We assess the likelihood that our deferred tax assets will be recovered from future taxable income and to the extent we believe that recovery is not determinable beyond a “more likely than not” standard, we establish a valuation allowance. To the extent we establish a valuation allowance or increase or decrease this allowance in a period, we include an expense or benefit within the tax provision in the statement of operations.

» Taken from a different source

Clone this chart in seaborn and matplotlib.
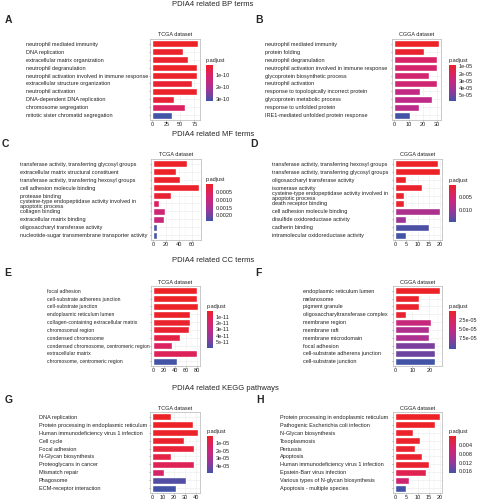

The calculation of our tax liabilities involves dealing with uncertainties in the application of complex tax regulations. We recognize liabilities for uncertain tax positions based on a two-step process. The first step is to evaluate the tax position for recognition by determining if the weight of available evidence indicates that it is more likely than not that the position will be sustained on audit, including resolution of related appeals or litigation processes, if any. If we determine that a tax position will more likely than not fail to be sustained on audit, the second step requires us to estimate and measure the tax benefit as the largest amount that is more than 50% likely to be realized upon ultimate settlement. It is inherently difficult and subjective to estimate such amounts, as we have to determine the probability of various hypothetical outcomes. We re-evaluate these uncertain tax positions on a quarterly basis. This evaluation is based on factors such as changes in facts or circumstances, changes in tax law, new audit activity, and effectively settled issues. Determining whether an uncertain tax position is effectively settled requires judgment. Such a change in recognition or measurement would result in the recognition of a tax benefit or an additional charge to the tax provision in the period in which a change in judgment occurs.
Recently Issued and Adopted Accounting Pronouncements
For a discussion of recently adopted accounting pronouncements, see Recently Issued Accounting Pronouncements in Note 1, The Company and its Significant Accounting Policies , of the notes to the consolidated financial statements appearing elsewhere in this Form 10-K.